Nous avons défendu la tribune de Valérie Pécresse avec coeur, et une volonté de rendre cohérents des arguments qui ne le sont peut-être pas toujours d'après nous. Quoi qu’il en soit, nous avons fait de notre mieux, et la logique générale de son argumentaire se tient, nous le croyons, en tout cas au sein du cadre de pensée qu’elle s’est fixé. Si la critique paraît plus naturelle, c’est aussi parce qu’elle est plus aisée : rendons donc à Valérie Pécresse (et au collaborateur qui lui a écrit sa tribune) ce qui lui revient. 

 

A la lecture de cette Tribune, on entrevoit les réactions épidermiques. Les uns loueront le courage de Valérie Pécresse, les autres la traiteront de conne dans un demi-borborygme. La vérité, c’est qu’aucune de ces deux attitudes ne vous rendra plus intelligent.e.s.

 

La seule chose sensée à faire -si toutefois c'est votre développement intellectuel que vous cherchez plus que celui d'avoir raison- c'est de lire attentivement le point de vue adverse, prendre ce qu'il y a à prendre, et ensuite seulement construire sa pensée contre le reste.

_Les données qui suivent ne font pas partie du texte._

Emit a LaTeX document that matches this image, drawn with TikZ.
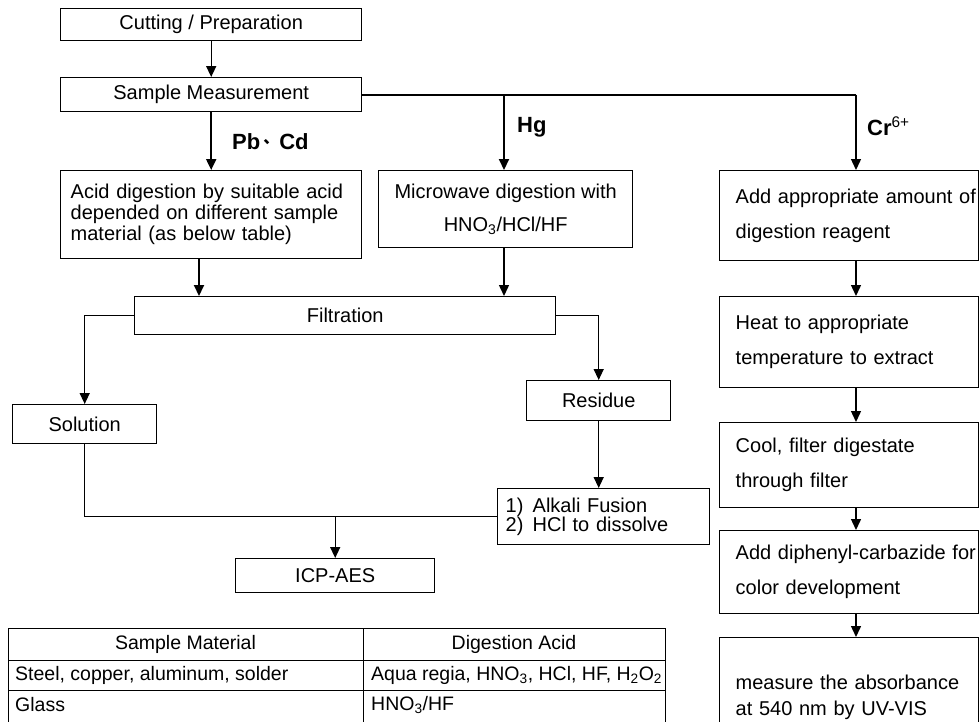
\documentclass[tikz,border=0pt]{standalone}
\usepackage{fontspec}
\setmainfont{Liberation Sans}
\newfontfamily\cjk{Noto Sans CJK SC}
\usetikzlibrary{arrows.meta,calc}
\begin{document}
\begin{tikzpicture}[x=1pt,y=-1pt,
  box/.style={draw,line width=1.4pt,rectangle,inner sep=0pt,anchor=north west,
    font=\fontsize{20}{21}\selectfont},
  lbox/.style={box,align=left,inner xsep=10pt},
  crbox/.style={box,minimum width=259pt,text width=227pt,align=left,inner xsep=16pt,
    font=\fontsize{20}{35}\selectfont},
  arr/.style={line width=1.4pt,-{Triangle[width=10pt,length=11pt]}},
  tarr/.style={line width=2pt,-{Triangle[width=10pt,length=11pt]}},
  ln/.style={line width=1.4pt},
  tln/.style={line width=2pt},
  lbl/.style={font=\fontsize{22}{24}\selectfont\bfseries,anchor=west,inner sep=0pt},
  tcell/.style={font=\fontsize{19.5}{20}\selectfont,inner sep=0pt},
  tline/.style={line width=1pt}
]
\useasboundingbox (0,0) rectangle (979,721);

% main chain
\node[box,minimum width=301pt,minimum height=32pt] (cut) at (60,8) {Cutting / Preparation};
\node[box,minimum width=301pt,minimum height=34pt] (samp) at (60,77) {Sample Measurement};
\node[lbox,minimum width=301pt,minimum height=88pt,text width=281pt] (acid) at (60,170)
  {\mbox{Acid digestion by suitable acid}\\\mbox{depended on different sample}\\\mbox{material (as below table)}};
\node[box,minimum width=254pt,minimum height=77pt,align=center,font=\fontsize{20}{33}\selectfont] (micro) at (378,170)
  {Microwave digestion with\\HNO\textsubscript{3}/HCl/HF};
\node[box,minimum width=421pt,minimum height=38pt] (filt) at (134,296) {Filtration};
\node[box,minimum width=144pt,minimum height=39pt] (sol) at (12,404) {Solution};
\node[box,minimum width=144pt,minimum height=40pt] (res) at (526,380) {Residue};
\node[box,minimum width=212pt,minimum height=56pt,align=left,inner xsep=8pt,text width=196pt,
  font=\fontsize{20}{18.5}\selectfont] (alk) at (497,488)
  {\makebox[27pt][l]{1)}Alkali Fusion\\\makebox[27pt][l]{2)}HCl to dissolve};
\node[box,minimum width=199pt,minimum height=34pt] (icp) at (235,558) {ICP-AES};

% Cr(VI) column
\node[crbox,minimum height=90pt] (cr1) at (719,170) {\mbox{Add appropriate amount of}\\\mbox{digestion reagent}};
\node[crbox,minimum height=91pt] (cr2) at (719,296) {\mbox{Heat to appropriate}\\\mbox{temperature to extract}};
\node[crbox,minimum height=85pt] (cr3) at (719,422) {\mbox{Cool, filter digestate}\\\mbox{through filter}};
\node[crbox,minimum height=83pt] (cr4) at (719,530) {\mbox{Add diphenyl-carbazide for}\\\mbox{color development}};
\node[crbox,minimum height=120pt,font=\fontsize{20}{26}\selectfont] (cr5) at (719,637)
  {\makebox[240pt][s]{measure the absorbance}\\\mbox{at 540 nm by UV-VIS}};

% labels
\node[lbl] (pbcd) at (232,142) {Pb\hspace{3pt}\raisebox{6pt}{\cjk\fontsize{16}{16}\selectfont 、}Cd};
\node[lbl] (hg) at (517,127) {Hg};
\node[lbl] (crl) at (867,126) {Cr\textsuperscript{\mdseries 6+}};

% connectors
\coordinate (crx) at (856,0);
\coordinate (hgx) at (504,0);
\coordinate (acx) at (199,0);
\draw[arr] (cut.south) -- (samp.north);
\draw[tarr] (samp.south) -- (acid.north);
\draw[tln] (samp.east) -- (crx |- samp.east);
\draw[arr] (crx |- samp.east) -- (crx |- cr1.north);
\draw[tarr] (hgx |- samp.east) -- (hgx |- micro.north);
\draw[tarr] (acx |- acid.south) -- (acx |- filt.north);
\draw[arr] (hgx |- micro.south) -- (hgx |- filt.north);
\draw[arr] (filt.west) -| (sol.north);
\draw[arr] (filt.east) -| (res.north);
\draw[arr] (res.south) -- (res.south |- alk.north);
\draw[ln] (sol.south) |- (alk.west);
\draw[arr] (icp.north |- alk.west) -- (icp.north);
\draw[arr] (crx |- cr1.south) -- (crx |- cr2.north);
\draw[arr] (crx |- cr2.south) -- (crx |- cr3.north);
\draw[arr] (crx |- cr3.south) -- (crx |- cr4.north);
\draw[arr] (crx |- cr4.south) -- (crx |- cr5.north);

% table
\draw[tline] (8,730) -- (8,628) -- (665,628) -- (665,730);
\draw[tline] (363,628) -- (363,730);
\draw[tline] (8,660) -- (665,660);
\draw[tline] (8,690) -- (665,690);
\node[tcell] (th1) at (185.5,644) {Sample Material};
\node[tcell] (th2) at (514,644) {Digestion Acid};
\node[tcell,anchor=west] (r1a) at (15,675) {Steel, copper, aluminum, solder};
\node[tcell,anchor=west] (r1b) at (371,675) {Aqua regia, HNO\textsubscript{3}, HCl, HF, H\textsubscript{2}O\textsubscript{2}};
\node[tcell,anchor=west] (r2a) at (15,705) {Glass};
\node[tcell,anchor=west] (r2b) at (371,705) {HNO\textsubscript{3}/HF};
\end{tikzpicture}
\end{document}
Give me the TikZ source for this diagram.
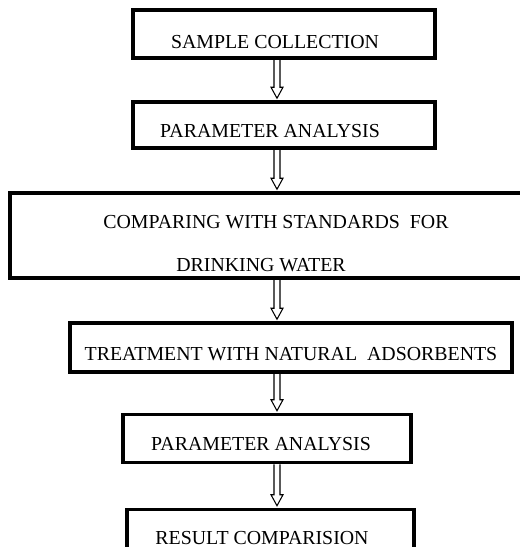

Vous avez par exemple senti que nous ne penchons pas complètement du côté de Valérie Pécresse sur la question de la laïcité (et c'est un doux euphémisme). Mais son argumentaire contient des éléments intéressants : par exemple, l’idée que l’Etat peut être vu comme le dernier rempart de l’intérêt général. Valérie Pécresse nous aura donc non seulement amené à mieux penser la contradiction à ses idées, mais nous aura fait penser à un élément que nous reprendrons à notre compte dans d’autres circonstances (exemple : faut-il un salaire minimum garanti par l’Etat, dernier rempart de l’intérêt général, ou faut-il laisser les syndicats s’arranger entre eux ?).

 

Il faut toujours regarder les idées d’en face avec intérêt, ne serait-ce que parce que même les horloges cassées indiquent la bonne heure deux fois par jour.